**Aim**
In the data below, find each line containing the string "with" and return it.

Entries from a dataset

○ ○ ○ ○ ○

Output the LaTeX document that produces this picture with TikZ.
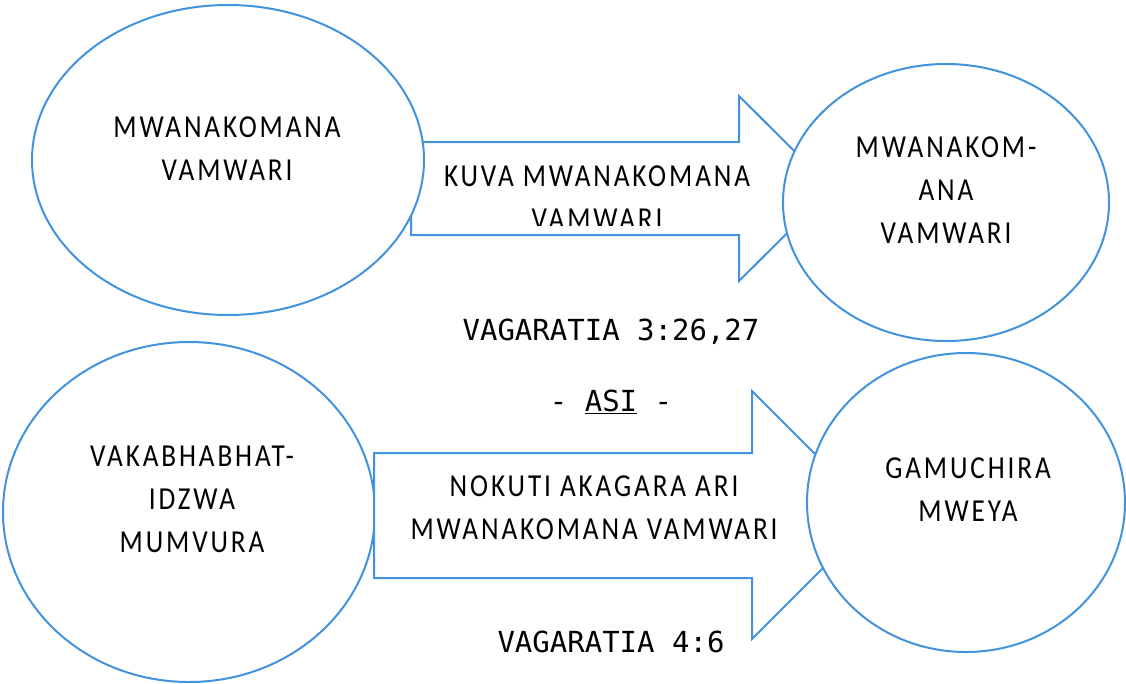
\documentclass[tikz,border=0pt]{standalone}
\usepackage{fontspec}
\setmainfont{Carlito}[FakeStretch=0.85,LetterSpace=9]
\setmonofont{DejaVu Sans Mono}
\usetikzlibrary{shapes.geometric}
\definecolor{lineblue}{RGB}{66,146,222}

\begin{document}
\begin{tikzpicture}[x=1pt,y=-1pt,
  outline/.style={draw=lineblue,line width=2pt,fill=white,line join=miter},
  bubble/.style={outline,ellipse,inner sep=0pt},
  caption/.style={font=\fontsize{32}{43}\selectfont,align=center,text=black,inner sep=0pt},
  ref/.style={font=\ttfamily\fontsize{29}{35}\selectfont,text=black,inner sep=0pt}]
\useasboundingbox (0,0) rectangle (1126,683);

% upper block arrow and its caption, cut off at the bottom
\draw[outline] (411,142) -- (739,142) -- (739,96) -- (832,188.5) -- (739,281)
  -- (739,235) -- (411,235) -- cycle;
\begin{scope}
  \clip (411,142) rectangle (832,225);
  \node[caption] (kuva) at (597,197.5) {KUVA MWANAKOMANA\\VAMWARI};
\end{scope}

% upper bubbles
\node[bubble,minimum width=392pt,minimum height=310pt] (e1) at (228,160) {};
\node[caption] (t1) at (227,148.5) {MWANAKOMANA\\VAMWARI};
\node[bubble,minimum width=326pt,minimum height=277pt] (e2) at (946,202.5) {};
\node[caption] (t2) at (946,190) {MWANAKOM-\\ANA\\VAMWARI};

% references between the rows
\node[ref] (r1) at (611,332) {VAGARATIA 3:26,27};
\node[ref] (asi) at (611,402) {- \underline{ASI} -};

% lower row
\node[bubble,minimum width=372pt,minimum height=340pt] (e3) at (189,512) {};
\node[caption] (t3) at (192,499.5) {VAKABHABHAT-\\IDZWA\\MUMVURA};
\draw[outline] (374,453) -- (752,453) -- (752,391) -- (876,515) -- (752,639)
  -- (752,578) -- (374,578) -- cycle;
\node[caption] (nokuti) at (594,508) {NOKUTI AKAGARA ARI\\MWANAKOMANA VAMWARI};
\node[bubble,minimum width=318pt,minimum height=299pt] (e4) at (966,502.5) {};
\node[caption] (t4) at (968,490) {GAMUCHIRA\\MWEYA};
\node[ref] (r2) at (611,642) {VAGARATIA 4:6};
\end{tikzpicture}
\end{document}
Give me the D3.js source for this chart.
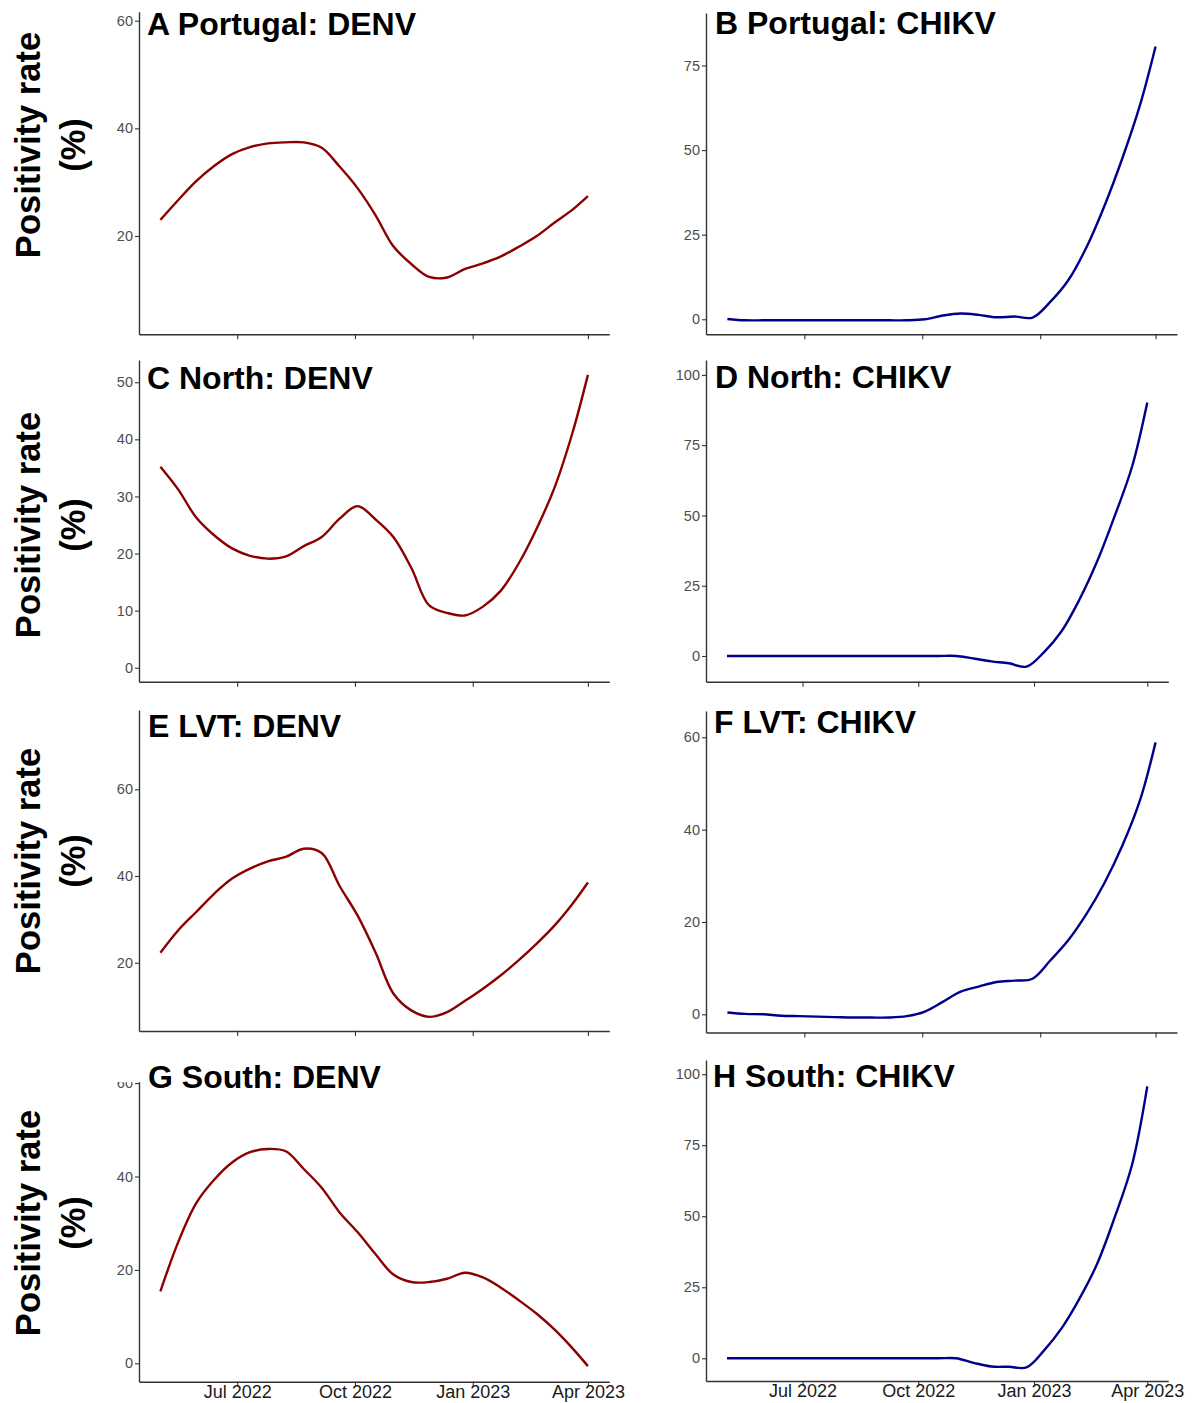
<!DOCTYPE html>
<html lang="en">
<head>
<meta charset="UTF-8">
<title>Positivity rate: DENV and CHIKV</title>
<script src="https://cdn.jsdelivr.net/npm/d3@7"></script>
<style>
  body { margin: 0; background: #fff; }
  text { font-family: "Liberation Sans", Arial, sans-serif; }
</style>
</head>
<body>
<script>
// sampling dates (every two weeks, smoothed curves)
const dates = ["2022-05-02","2022-05-16","2022-05-30","2022-06-13","2022-06-27","2022-07-11",
  "2022-07-25","2022-08-08","2022-08-22","2022-09-05","2022-09-19","2022-10-03","2022-10-17",
  "2022-10-31","2022-11-14","2022-11-28","2022-12-12","2022-12-26","2023-01-09","2023-01-23",
  "2023-02-06","2023-02-20","2023-03-06","2023-03-20","2023-04-01"];

// positivity rate (%)
const portugalDenv  = [23.0,26.7,30.2,33.0,35.2,36.5,37.2,37.4,37.4,36.4,32.9,28.9,23.9,18.1,14.8,12.4,12.3,13.9,14.9,16.2,18.0,20.0,22.5,24.9,27.4];
const portugalChikv = [0.1,-0.3,-0.3,-0.3,-0.3,-0.3,-0.3,-0.3,-0.3,-0.3,-0.3,0.0,1.1,1.7,1.3,0.6,0.8,0.5,5.2,11.6,21.2,33.4,47.5,63.5,80.6];
const northDenv     = [35.2,31.2,26.3,23.2,20.9,19.6,19.1,19.5,21.3,22.9,26.1,28.3,26.0,22.9,17.5,10.9,9.6,9.15,10.7,13.5,18.3,24.4,31.6,41.2,51.3];
const northChikv    = [0,0,0,0,0,0,0,0,0,0,0,0,0,0,-0.9,-1.9,-2.6,-3.8,1.4,8.9,20.0,33.5,49.7,67.5,90.2];
const lvtDenv       = [22.3,27.5,31.7,35.9,39.4,41.7,43.4,44.4,46.3,45.3,37.7,30.9,22.4,12.9,9.0,7.5,8.6,11.2,14.0,17.1,20.6,24.4,28.6,33.6,38.5];
const lvtChikv      = [0.4,0.1,0.0,-0.3,-0.4,-0.5,-0.6,-0.7,-0.7,-0.7,-0.4,0.6,2.7,4.9,6.0,7.0,7.3,7.7,11.7,16.1,21.7,28.4,36.5,46.5,58.9];
const southDenv     = [15.4,26.0,34.3,39.3,43.0,45.2,45.9,45.4,41.6,37.6,32.3,28.1,23.4,19.0,17.4,17.4,18.1,19.4,18.4,16.2,13.5,10.6,7.2,3.2,-0.6];
const southChikv    = [0,0,0,0,0,0,0,0,0,0,0,0,0,0,-1.6,-2.9,-3.0,-3.2,2.8,10.6,20.9,33.1,49.5,68.3,95.7];

// axis ticks
const xTickDates = ["2022-07-01","2022-10-01","2023-01-01","2023-04-01"];
const ticksA = [20,40,60];
const ticksB = [0,25,50,75];
const ticksC = [0,10,20,30,40,50];
const ticksD = [0,25,50,75,100];
const ticksE = [20,40,60];
const ticksF = [0,20,40,60];
const ticksG = [0,20,40,60];
const ticksH = [0,25,50,75,100];

const parse = d3.timeParse("%Y-%m-%d");
const dateObjs = dates.map(parse);
const xTicks = xTickDates.map(parse);

// date domain with 5% expansion like ggplot
let ext = d3.extent(dateObjs);
let pad = (ext[1] - ext[0]) * 0.05;
let xDomain = [new Date(+ext[0] - pad), new Date(+ext[1] + pad)];

const denvCol = "#8b0000", chikvCol = "#00008b";

// panel layout
const panels = [
  {tag:"A", title:"Portugal: DENV", v:portugalDenv, col:denvCol, ticks:ticksA, dom:[1.74,61.67], x0:139, x1:609.3, y0:334.3, y1:11.7, tx:147, ty:35, ylab:145},
  {tag:"B", title:"Portugal: CHIKV", v:portugalChikv, col:chikvCol, ticks:ticksB, dom:[-4.44,90.5], x0:706, x1:1177, y0:334.3, y1:13, tx:715, ty:33.5},
  {tag:"C", title:"North: DENV", v:northDenv, col:denvCol, ticks:ticksC, dom:[-2.45,53.9], x0:139, x1:609.3, y0:681.7, y1:360, tx:147, ty:389, ylab:525},
  {tag:"D", title:"North: CHIKV", v:northChikv, col:chikvCol, ticks:ticksD, dom:[-9.15,105.3], x0:706, x1:1168.3, y0:681.7, y1:360, tx:715, ty:388},
  {tag:"E", title:"LVT: DENV", v:lvtDenv, col:denvCol, ticks:ticksE, dom:[4.24,78.3], x0:139, x1:609.3, y0:1031, y1:710, tx:148, ty:736.5, ylab:861},
  {tag:"F", title:"LVT: CHIKV", v:lvtChikv, col:chikvCol, ticks:ticksF, dom:[-3.94,65.7], x0:706, x1:1177, y0:1032.5, y1:711, tx:714, ty:732.5},
  {tag:"G", title:"South: DENV", v:southDenv, col:denvCol, ticks:ticksG, dom:[-3.94,60.3], x0:139, x1:609.3, y0:1381.7, y1:1081.7, tx:148, ty:1088, ylab:1223, xlab:true},
  {tag:"H", title:"South: CHIKV", v:southChikv, col:chikvCol, ticks:ticksH, dom:[-8,105], x0:706, x1:1168.3, y0:1381, y1:1060, tx:713, ty:1086.5, xlab:true}
];

let svg = d3.select("body").append("svg")
  .attr("width", 1199).attr("height", 1403)
  .style("display", "block");

let defs = svg.append("defs");
let fmt = d3.timeFormat("%b %Y");

panels.forEach(function (p) {
  let x = d3.scaleTime().domain(xDomain).range([p.x0, p.x1]);
  let y = d3.scaleLinear().domain(p.dom).range([p.y0, p.y1]);

  // y axis
  let gy = svg.append("g")
    .attr("transform", "translate(" + p.x0 + ",0)")
    .call(d3.axisLeft(y).tickValues(p.ticks).tickSize(4).tickPadding(2).tickSizeOuter(0));
  gy.select(".domain").attr("stroke", "#333").attr("stroke-width", 1.4);
  gy.selectAll(".tick line").attr("stroke", "#333").attr("stroke-width", 1.1);
  gy.selectAll(".tick text")
    .attr("fill", "#4d4d4d").style("font-size", "14.5px");
  gy.selectAll(".tick text").each(function () {
    let t = d3.select(this);
    let ty = d3.select(this.parentNode).attr("transform");
    let yy = +ty.match(/,([-\d.]+)\)/)[1];
    if (yy - 7 < p.y1 - 0.5) {
      // label sticking out above the panel is cut, as in the original
      let c = "clipT" + p.tag;
      defs.append("clipPath").attr("id", c)
        .append("rect").attr("x", -60).attr("y", p.y1 - yy + 0.5).attr("width", 60).attr("height", 30);
      t.attr("clip-path", "url(#" + c + ")");
    }
  });

  // x axis
  let gx = svg.append("g")
    .attr("transform", "translate(0," + p.y0 + ")")
    .call(d3.axisBottom(x).tickValues(xTicks).tickSize(5).tickSizeOuter(0).tickFormat(p.xlab ? fmt : ""));
  gx.select(".domain").attr("stroke", "#333").attr("stroke-width", 1.4);
  gx.selectAll(".tick line").attr("stroke", "#333").attr("stroke-width", 1.1);
  gx.selectAll(".tick text")
    .attr("fill", "#1a1a1a").attr("y", 16.3).attr("dy", 0)
    .style("font-size", "18px");

  // line
  let line = d3.line()
    .x(function (d, i) { return x(dateObjs[i]); })
    .y(function (d) { return y(d); })
    .curve(d3.curveCatmullRom.alpha(0.5));
  svg.append("path")
    .datum(p.v)
    .attr("d", line)
    .attr("fill", "none")
    .attr("stroke", p.col)
    .attr("stroke-width", 2.4)
    .attr("stroke-linejoin", "round");

  // panel title
  svg.append("text")
    .attr("x", p.tx).attr("y", p.ty)
    .style("font-size", "32px").style("font-weight", "bold")
    .attr("fill", "#000")
    .text(p.tag + " " + p.title);

  // y axis title (left column only)
  if (p.ylab) {
    let lab = svg.append("text")
      .attr("transform", "translate(0," + p.ylab + ") rotate(-90)")
      .attr("text-anchor", "middle")
      .style("font-size", "34.5px").style("font-weight", "bold")
      .attr("fill", "#000");
    lab.append("tspan").attr("x", 0).attr("y", 40).text("Positivity rate");
    lab.append("tspan").attr("x", 0).attr("y", 85).text("(%)");
  }
});
</script>
</body>
</html>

○ ○ ○ ○ ○

**Answer for the task**
Output the LaTeX document that produces this picture with TikZ.
// date domain with 5% expansion like ggplot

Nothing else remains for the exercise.